Hail Mary! Full of grace, the Lord is with thee. Blessed are thou amongst women and blessed is the fruit of thy woumb, Jesus. Holy Mary, mother of God, pray for us sinners now and at the hour of our death. Amen.

Friday, December 7, 2007

The Great Santini Debate

Good taste? Bad taste? No taste at all? That's the debate going on in Italy right now over the trend of "santini"-- "little saints".

For years, Italians have been posting small images of patron saints in their car windshields, much like how American Catholics have a St. Christopher medal or a Guardian Angel medal in their cars.

Now the santini can be seen on telefonini.

"Telefonino" is the Italian word for cell phone. Italians can now pay their respective cell phone carriers or a website called "Santi Protettori" (Patron Saints) a small fee to purchase an image of a saint for their background or screensaver.

Some Italians are praising the initiative, calling it a way to bring the Catholic Church to younger generations since they are the ones who tend to use cell phones. Others claim it is poor taste to pay money for an image of a saint to be used in such a manner . However, if it is poor taste for the vade mecum of all Italians-- the cell phone-- to have a santino, what about the saint decals in Italian cars?
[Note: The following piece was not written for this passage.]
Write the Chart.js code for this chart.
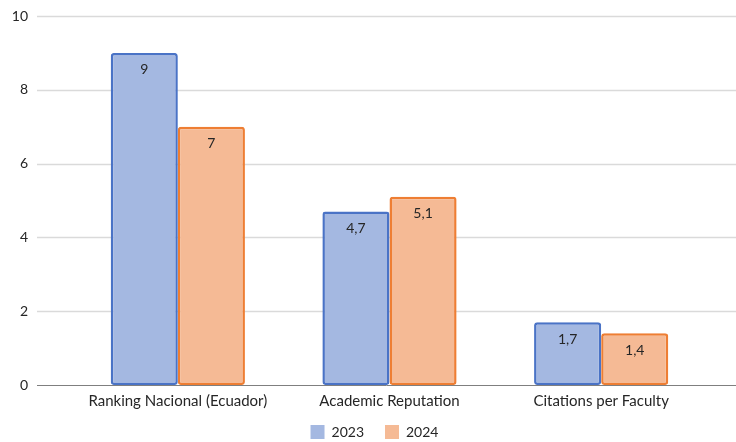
<!DOCTYPE html>
<html>
<head>
<meta charset="utf-8">
<script src="https://cdn.jsdelivr.net/npm/chart.js@4/dist/chart.umd.min.js"></script>
<style>
  html, body { margin: 0; padding: 0; background: #ffffff; }
  #wrap { width: 736px; height: 442px; position: relative; }
</style>
</head>
<body>
<div id="wrap"><canvas id="chart" width="736" height="442"></canvas></div>
<script>
// Indicators compared across two years
const categories = ['Ranking Nacional (Ecuador)', 'Academic Reputation', 'Citations per Faculty'];
const seriesNames = ['2023', '2024'];
const values2023 = [9, 4.7, 1.7];
const values2024 = [7, 5.1, 1.4];
const yTicks = [0, 2, 4, 6, 8, 10];

const FONT = 'Lato, "Open Sans", sans-serif';
const fills = ['#a4b8e1', '#f5ba95'];
const borders = ['#4a73c6', '#ee7e33'];

const fmt = v => String(v).replace('.', ',');

// Horizontal gridlines run past the category band, edge to edge
const gridPlugin = {
  id: 'wideGrid',
  afterLayout(chart) {
    // centre the legend under the whole figure, a little closer to the axis labels
    const lg = chart.legend;
    if (lg) {
      lg.left += 21;
      lg.right += 21;
      lg.top -= 6;
      lg.bottom -= 6;
    }
  },
  beforeDatasetsDraw(chart) {
    const y = chart.scales.y;
    const ctx = chart.ctx;
    ctx.save();
    ctx.strokeStyle = '#dadada';
    ctx.lineWidth = 1.5;
    yTicks.forEach(t => {
      if (t === 0) return;
      const py = Math.round(y.getPixelForValue(t)) + 0.5;
      ctx.beginPath();
      ctx.moveTo(37, py);
      ctx.lineTo(chart.width, py);
      ctx.stroke();
    });
    ctx.restore();
  },
  afterDatasetsDraw(chart) {
    const y = chart.scales.y;
    const ctx = chart.ctx;
    ctx.save();
    // baseline
    const py = Math.round(y.getPixelForValue(0)) + 0.5;
    ctx.strokeStyle = '#7f7f7f';
    ctx.lineWidth = 1;
    ctx.beginPath();
    ctx.moveTo(37, py);
    ctx.lineTo(chart.width, py);
    ctx.stroke();
    // value labels inside the top of each bar
    ctx.fillStyle = '#262626';
    ctx.font = '14px ' + FONT;
    ctx.textAlign = 'center';
    ctx.textBaseline = 'middle';
    chart.data.datasets.forEach((ds, i) => {
      const meta = chart.getDatasetMeta(i);
      meta.data.forEach((bar, j) => {
        ctx.fillText(fmt(ds.data[j]), bar.x, bar.y + 17);
      });
    });
    ctx.restore();
  }
};

new Chart(document.getElementById('chart'), {
  type: 'bar',
  data: {
    labels: categories,
    datasets: [
      {
        label: seriesNames[0],
        data: values2023,
        backgroundColor: fills[0],
        borderColor: borders[0],
        borderWidth: 2.5,
        borderRadius: 3,
        borderSkipped: false
      },
      {
        label: seriesNames[1],
        data: values2024,
        backgroundColor: fills[1],
        borderColor: borders[1],
        borderWidth: 2.5,
        borderRadius: 3,
        borderSkipped: false
      }
    ]
  },
  options: {
    responsive: false,
    animation: false,
    devicePixelRatio: 1,
    layout: { padding: { top: 16, right: 29, left: 0, bottom: -13 } },
    datasets: {
      bar: { categoryPercentage: 0.634, barPercentage: 1.0 }
    },
    scales: {
      x: {
        grid: { display: false, drawTicks: false },
        border: { display: false },
        afterFit(scale) {
          scale.height = 25;
          scale.paddingLeft = 0;
          scale.paddingRight = 0;
        },
        ticks: {
          color: '#262626',
          font: { family: FONT, size: 15 },
          padding: 7,
          maxRotation: 0,
          autoSkip: false
        }
      },
      y: {
        min: 0,
        max: 10,
        afterBuildTicks(scale) {
          scale.ticks = yTicks.map(v => ({ value: v }));
        },
        afterFit(scale) {
          scale.width = 72;
          scale.paddingTop = 0;
          scale.paddingBottom = 0;
        },
        grid: { display: false, drawTicks: false },
        border: { display: false },
        ticks: {
          color: '#262626',
          font: { family: FONT, size: 14 },
          padding: 44
        }
      }
    },
    plugins: {
      legend: {
        position: 'bottom',
        labels: {
          color: '#262626',
          font: { family: FONT, size: 14 },
          boxWidth: 14,
          boxHeight: 14,
          padding: 21,
          generateLabels(chart) {
            return chart.data.datasets.map((ds, i) => ({
              text: ds.label,
              fillStyle: fills[i],
              strokeStyle: fills[i],
              lineWidth: 0,
              fontColor: '#262626',
              datasetIndex: i
            }));
          }
        }
      },
      tooltip: { enabled: false }
    }
  },
  plugins: [gridPlugin]
});
</script>
</body>
</html>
Or the holy cards that Italian and non-Italian Catholics carry? Where do we draw the line between good and bad taste in the Catholic Church?

Personally, I feel that the santini are appropriate. As a dual citizen of Italy and the United States, I carry an Italian cell phone with TIM (Telecom Italia) and, yes, I have a santina-- St. Veronica, my confirmation saint (see the photo above). To me, the whole debate is similar to those who debate tattoos of Christ or the Virgin Mary. For some, it is blasphemous but for others it is a personal way to show their faith. As the Ancient Romans said, "de gustibus non disputandum est"-- there is no accounting for taste. As long as the image of a saint is not being used in a disrespectful manner-- such as a highly sexualized image of a saint-- and it is being used as an expression of one's faith, I really do not see a problem.